Художник едва передвигается. Улучшения, наметившиеся в Бельвю, оказались мимолетными. Резкие боли не исчезают, но появляются чаще, становятся острее. Мане тяжело подымается по лестнице, и доктор Сиредэ вообще запрещает это делать. Его нервозность растет. Он раздражается по самому ничтожному поводу. Он не хочет, чтобы его жалели, бежит из дома, чтобы избавиться от печальных забот жены и матери, выводящих его из себя. Его «недомогание» пройдет – что они, не понимают этого? Он живет почти постоянно в мастерской, где работает сверх сил, теша себя иллюзией, будто состояние его почти таково, что и прежде. И все же на него обрушиваются депрессивные кризисы. Боли в пояснице вынуждают его немедленно лечь. «Калека! Скоро мне крышка!» Но стоит появиться Мери Лоран или Изабелле Лемоннье, как он тотчас же подымается и начинает любезничать.

Доктор Сиредэ уговаривает его снова отправиться в Бельвю, начать более интенсивный и длительный курс лечения. Мане брюзжит, но все же с большой неохотой подчиняется. С конца мая он в Бельвю. Он уедет отсюда только в октябре или ноябре.

Теперь он живет не в лечебнице: это было бы слишком неудобно на такой большой – свыше пяти месяцев – срок. Эмилия Амбр, вернувшаяся из своего турне по Америке, снимает для него виллу на шоссе Гард, 41, расположенную на вершине холма, господствующего над Сеной.

Сеансы массажа, души возобновляются – по три раза в день, отнимая у Мане около полутора часов каждый. Деревенская скука снова обрушивается на художника. «Я живу словно устрица на солнце, если оно есть, и как можно больше времени провожу на воздухе; право, в деревне хорошо только тем, кто в ней жить не обязан», – пишет он Закари Астрюку 5 июня 1880 года.
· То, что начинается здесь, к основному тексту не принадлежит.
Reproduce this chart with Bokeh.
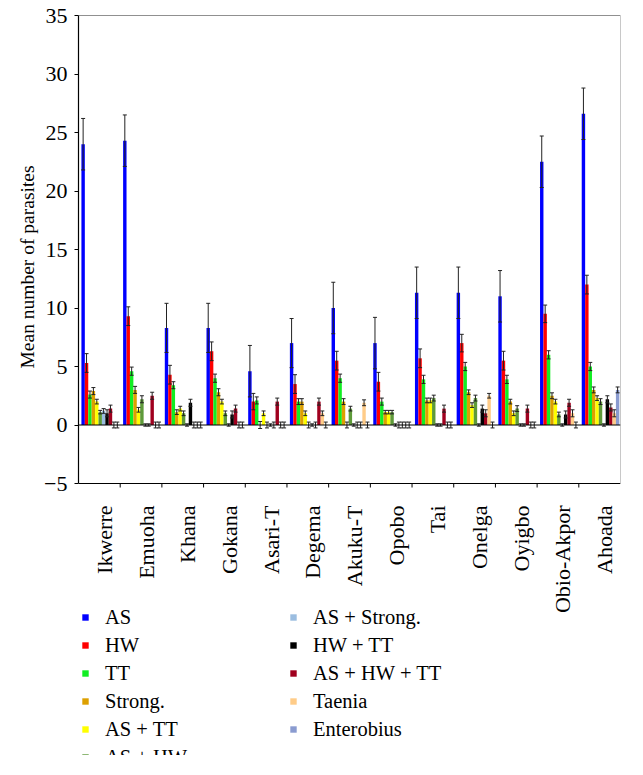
import math
from bokeh.plotting import figure
from bokeh.models import (ColumnDataSource, Range1d, FixedTicker, Span, Whisker,
                          TeeHead, Legend, LegendItem, LinearAxis, Title)
from bokeh.core.properties import value
from bokeh.embed import file_html
from bokeh.resources import INLINE

districts = ["Ikwerre", "Emuoha", "Khana", "Gokana", "Asari-T", "Degema", "Akuku-T",
             "Opobo", "Tai", "Onelga", "Oyigbo", "Obio-Akpor", "Ahoada"]
series_names = ["AS", "HW", "TT", "Strong.", "AS + TT", "AS + HW", "AS + Strong.",
                "HW + TT", "AS + HW + TT", "Taenia", "Enterobius"]
colors = ["#0000ff", "#ff0000", "#11ee22", "#dda000", "#ffff00", "#5e9a3a",
          "#9bbde0", "#000000", "#a0001e", "#ffcc88", "#8a9bd0"]

AS = [24.0, 24.3, 8.3, 8.3, 4.6, 7.0, 10.0, 7.0, 11.3, 11.3, 11.0, 22.5, 26.6]
HW = [5.3, 9.3, 4.3, 6.3, 2.0, 3.5, 5.5, 3.7, 5.7, 7.0, 5.5, 9.5, 12.0]
TT = [2.6, 4.6, 3.4, 4.0, 2.1, 2.0, 4.0, 2.0, 3.9, 5.0, 3.9, 6.0, 5.0]
STRONG = [2.9, 3.0, 1.1, 2.8, 0.0, 2.0, 2.0, 1.1, 2.1, 2.8, 2.0, 2.5, 3.0]
AS_TT = [2.0, 1.3, 1.4, 2.0, 1.0, 1.0, 0.0, 1.1, 2.1, 1.7, 1.0, 2.0, 2.3]
AS_HW = [1.1, 2.2, 1.0, 1.0, 0.0, 0.0, 1.4, 1.1, 2.3, 2.3, 1.4, 0.9, 2.0]
AS_STRONG = [1.2, 0.0, 0.0, 0.0, 0.0, 0.0, 0.0, 0.0, 0.0, 0.0, 0.0, 0.0, 0.0]
HW_TT = [1.0, 0.0, 1.9, 0.9, 0.0, 0.0, 0.0, 0.0, 0.0, 1.4, 0.0, 0.9, 2.2]
AS_HW_TT = [1.4, 2.5, 0.0, 1.4, 2.0, 2.0, 0.0, 0.0, 1.4, 1.0, 1.4, 1.9, 1.5]
TAENIA = [0.0, 0.0, 0.0, 0.0, 0.0, 1.0, 1.9, 0.0, 0.0, 2.5, 0.0, 1.0, 1.0]
ENTEROBIUS = [0.0, 0.0, 0.0, 0.0, 0.0, 0.0, 0.0, 0.0, 0.0, 0.0, 0.0, 0.0, 3.0]

ERR_AS = [2.2, 2.2, 2.1, 2.1, 2.2, 2.1, 2.2, 2.2, 2.2, 2.2, 2.2, 2.2, 2.2]
ERR_HW = [0.8, 0.8, 0.8, 0.8, 0.7, 0.8, 0.8, 0.8, 0.8, 0.75, 0.8, 0.75, 0.8]
ERR_TT = [0.3, 0.35, 0.3, 0.35, 0.3, 0.25, 0.35, 0.3, 0.35, 0.35, 0.35, 0.35, 0.35]
ERR_STRONG = [0.3, 0.3, 0.2, 0.3, 0.3, 0.25, 0.25, 0.15, 0.2, 0.2, 0.2, 0.25, 0.25]
ERR_AS_TT = [0.2, 0.2, 0.2, 0.2, 0.2, 0.2, 0.25, 0.15, 0.2, 0.2, 0.2, 0.2, 0.2]
ERR_AS_HW = [0.15, 0.3, 0.2, 0.2, 0.25, 0.25, 0.2, 0.15, 0.25, 0.25, 0.25, 0.2, 0.25]
ERR_AS_STRONG = [0.2, 0.1, 0.1, 0.1, 0.1, 0.1, 0.1, 0.1, 0.1, 0.1, 0.1, 0.1, 0.1]
ERR_HW_TT = [0.3, 0.1, 0.3, 0.3, 0.25, 0.25, 0.25, 0.25, 0.1, 0.3, 0.1, 0.3, 0.3]
ERR_AS_HW_TT = [0.3, 0.3, 0.25, 0.3, 0.3, 0.3, 0.25, 0.25, 0.3, 0.3, 0.3, 0.3, 0.3]
ERR_TAENIA = [0.25, 0.25, 0.25, 0.25, 0.25, 0.2, 0.25, 0.25, 0.25, 0.2, 0.25, 0.3, 0.3]
ERR_ENTEROBIUS = [0.25, 0.25, 0.25, 0.25, 0.25, 0.25, 0.25, 0.25, 0.25, 0.25, 0.25, 0.25, 0.25]

y_ticks = [-5, 0, 5, 10, 15, 20, 25, 30, 35]
Y_MIN, Y_MAX = -5, 35

values = [AS, HW, TT, STRONG, AS_TT, AS_HW, AS_STRONG, HW_TT, AS_HW_TT, TAENIA, ENTEROBIUS]
errors = [ERR_AS, ERR_HW, ERR_TT, ERR_STRONG, ERR_AS_TT, ERR_AS_HW, ERR_AS_STRONG,
          ERR_HW_TT, ERR_AS_HW_TT, ERR_TAENIA, ERR_ENTEROBIUS]

FONT = "Liberation Serif"
n_cat = len(districts)

# geometry: frame runs to the bottom of the canvas so the legend below the axis can be drawn
H = 755
TOP = 15
AXIS_PX = 468                     # pixels from 35 down to -5
px_per_unit = AXIS_PX / (Y_MAX - Y_MIN)
y_low = Y_MAX - (H - TOP) / px_per_unit

p = figure(width=627, height=H, output_backend="svg", toolbar_location=None,
           x_range=Range1d(0, n_cat), y_range=Range1d(y_low, Y_MAX),
           x_axis_location=None,
           min_border_left=78, min_border_right=7, min_border_top=TOP,
           min_border_bottom=0)
p.outline_line_color = None
p.grid.visible = False
p.background_fill_color = "white"
p.border_fill_color = "white"

bw = 0.082
start = 0.111
renderers = []
for i, (name, vals, errs, col) in enumerate(zip(series_names, values, errors, colors)):
    xs = [k + start + bw * i for k in range(n_cat)]
    src = ColumnDataSource(dict(x=xs, top=vals,
                                upper=[v + e for v, e in zip(vals, errs)],
                                lower=[v - e for v, e in zip(vals, errs)]))
    r = p.vbar(x="x", top="top", bottom=0, width=bw, source=src,
               fill_color=col, line_color=None)
    renderers.append(r)
    w = Whisker(base="x", upper="upper", lower="lower", source=src,
                line_color="#222222", line_width=1,
                upper_head=TeeHead(size=4, line_color="#222222", line_width=1),
                lower_head=TeeHead(size=4, line_color="#222222", line_width=1),
                level="annotation")
    p.add_layout(w)

# frame lines
p.add_layout(Span(location=0, dimension="width", line_color="black", line_width=1))
p.add_layout(Span(location=Y_MAX, dimension="width", line_color="#222222", line_width=1.2))
p.add_layout(Span(location=Y_MIN, dimension="width", line_color="black", line_width=1.2))

# hand-made category axis at y = -5
tick_src = ColumnDataSource(dict(x=list(range(1, n_cat)), y=[Y_MIN] * (n_cat - 1)))
p.ray(x="x", y="y", length=4, length_units="screen", angle=-math.pi / 2,
      line_color="black", line_width=1, source=tick_src)
lab_src = ColumnDataSource(dict(x=[k + 0.5 for k in range(n_cat)], y=[Y_MIN] * n_cat,
                                text=districts))
p.text(x="x", y="y", text="text", source=lab_src, angle=math.pi / 2,
       text_align="right", text_baseline="middle", y_offset=22, x_offset=5,
       text_font=value(FONT), text_font_size="22px", text_color="black")

ya = p.yaxis[0]
ya.bounds = (Y_MIN, Y_MAX)
ya.ticker = FixedTicker(ticks=y_ticks, minor_ticks=[])
ya.major_label_overrides = {-5: "\u22125"}
ya.major_tick_out = 4
ya.major_tick_in = 0
ya.minor_tick_line_color = None
ya.major_label_standoff = 7
ya.major_label_text_font = FONT
ya.major_label_text_font_size = "22px"
ya.major_label_text_color = "black"
ya.axis_line_color = "black"
ya.axis_line_width = 1.2

# axis title; starts ~115 px above the -5 line like the reference
p.add_layout(Title(text="Mean number of parasites", align="left", offset=387,
                   standoff=8, text_font=FONT, text_font_size="19.5px",
                   text_font_style="normal", text_color="black"), "left")

ra = LinearAxis(bounds=(Y_MIN, Y_MAX), ticker=FixedTicker(ticks=[], minor_ticks=[]),
                axis_line_color="#c8c8c8", major_tick_line_color=None,
                minor_tick_line_color=None)
p.add_layout(ra, "right")


def make_legend(idx, loc):
    items = [LegendItem(label=series_names[j], renderers=[renderers[j]]) for j in idx]
    return Legend(items=items, location=loc, orientation="vertical",
                  border_line_color=None, background_fill_alpha=0,
                  padding=0, margin=0, spacing=4, label_standoff=16,
                  glyph_width=8, glyph_height=8, label_height=24,
                  label_text_font=FONT, label_text_font_size="20.5px",
                  label_text_font_style="normal",
                  label_text_color="black")


p.add_layout(make_legend(range(0, 6), (3, -14)))
p.add_layout(make_legend(range(6, 11), (211, 14)))

open("out.html", "w").write(file_html(p, INLINE))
Его стараются развлечь. Сюзанна играет ему сонаты. Леон Коэлла, приезжающий в Бельвю в конце каждой недели, объясняет приемы захватившей его биржевой игры. Ничего-то он не боится, этот вертопрах Леон! Недурно ориентирующийся в финансовых операциях, связанных с опасной и завлекательной биржевой игрой, он хотел бы ни больше ни меньше как (опять заговорила «сторона Фурнье»!) основать собственный банк.
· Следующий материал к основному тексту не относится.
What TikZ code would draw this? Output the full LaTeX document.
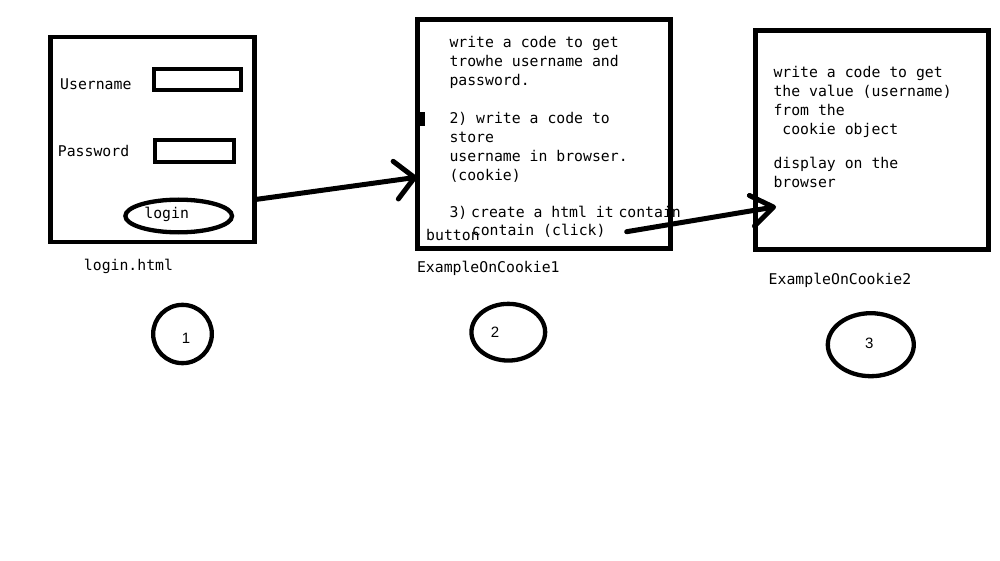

Доводилось ли Мане испытывать угрызения совести при виде своего непризнанного сына, который так заботливо и преданно хлопочет возле него?.. Рио. Его сын. Жизнь была плохо начата. С первых шагов она опутала его своими тенетами. Но может ли человек убежать от самого себя? Дюранти не мог быть Золя. Жизнь перед нами обозначена бакенами, как морской фарватер. Наши действия связываются в единую цепь, и она, в свою очередь, сковывает нас.